Our group is having a blast on holiday. I write this to you from a cute internet cafe amidst the markets bordering Myanmar (formerly known as Burma), with a thai iced tea (or here, a milk tea) at my side. Here's what I've been up to lately:

Friday night, all the kids and staff at Mae Kok had a cultural exchange in honor of the Japanese students who came to visit. There was much celebration, music, dancing, and clapping. All of the children at MKF are a part of one Hill Tribe or another (most are from the Akha tribe), and thus performed traditional dances. I feel so blessed to have seen these dances up close in such an open setting. Sadly, many Hill Tribes sell their culture to tourists, charging admission fees to enter their villages. This cultural exchange was completely for the sake of teaching and learning, which felt so much more genuine. The girls from Mae Kok, who are normally quite shy, really seemed to shine in the traditional outfits they wore. The Akha tribe in particular has some amazing headdresses, strung with colored beads and metal bangles. For a young girl, I'm sure they are quite a headache, but watching them dance in this attire was a great opportunity to see a whole different side of them. Our ISV group participated in the cultural exchange as well, learning a summer camp dance from one of our UK group members. This, of course, brought me back to my days as a member of my high school dance team, and I found myself counting off the moves during our informal practices (much to the dismay of some group members). ;) With my unique talent of doing 'the worm', I was even given a short solo to show off for the kids. This is all to say that our dance was nothing in comparison to the beauty and integrity of the Hill Tribe dances, and made me wish that I had stronger ties to the roots from which I am created. Perhaps my next international trip will include stops to Italy or Poland... or any of the other dozen European countries my ancestors come from. After the performances, everyone from Mae Kok went outside with rice paper lanterns, lit them at the bottom, and watched with childlike wonder as hot air filled them and they ascended into the night sky.
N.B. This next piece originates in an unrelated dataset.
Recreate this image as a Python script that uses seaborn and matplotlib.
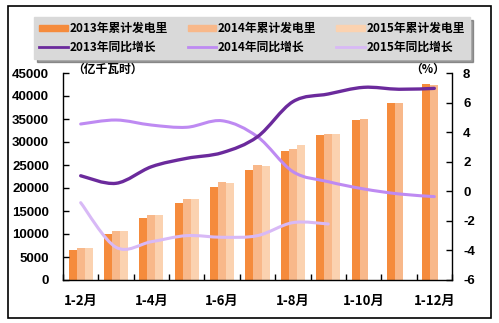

In the pure dark of rural Thailand, the lanterns floated gracefully to the stars, and I found myself wondering why my own US culture does not find more joy in these simple things.

The next day, we worked all day painting the boys' dormitory. Today was the day we were assigned to paint a mural on one of the walls, and due to my huge enthusiasm for drawing, coupled with my teammates' lack of desire to draw, I got to head up this project. :) We spent hours creating a scene with boys playing football (our Westernized soccer) with an elephant. I loved the joy each child got from seeing us put color on the walls. I had to work my way around the kids as I put my pencil to the building... they were so excited to see what we would do for them! Our work on the building will be complete tomorrow, when we put the finishing touches on the dorm. How great to leave my mark in Thailand, and to such a great cause, for such wonderfully resilient children. In the midst of danger and poverty, these kids still thrive.

That evening, we went to visit the night bazaar, and on our way back, we came in contact with such danger. A police officer stopped our van in the middle of a dark empty road, spoke to the driver and our group leader in Thai, and let us continue on our way. When we asked what happened, our leader, Claire, told us the officer was looking for drugs and human trafficking. Apparently, he had 4 men behind him with machine guns, and this is not an uncommon occurence. Reality struck me as we sped home, and once again validated my reasoning and passion behind my personal purpose for this trip. Behind the safe gates of MKF, it is hard to see the dangers amid the rest of Chiang Rai. However, trafficking is so incredibly common, and hidden so well, an average visitor may never know. It makes me sick to drive through the hills and see an orphanage or shelter next to a resort, but it exists much more than you would think. The world needs to be made aware.

Our holiday is great as well. So far, we have visited the White Temple (the product of a famous Thai artist) and the Black House (his house, with over 48 huts set in a Zen-like yard... with the nicest bathroom I will likely ever use in this country), a Thai tea farm (and had an official tea tasting!), the Golden Triangle (where a large amount of opium is transported between China, Thailand, Myanmar, and Laos), taken a longtail boatride to Laos, and seen market after market after market. There is so much more to say, but little time and words. I will post pictures at the end of my trip; it is so beautiful here.

In terms of culture, I've also recently discovered that Thai people love Jason Mraz. So we have more in common than I thought. :)

Thinking about each of you as I continue my trip. My adventure tour begins on Friday, and I'm not sure how much internet I will have from there on out. I'll write as time and zest allows.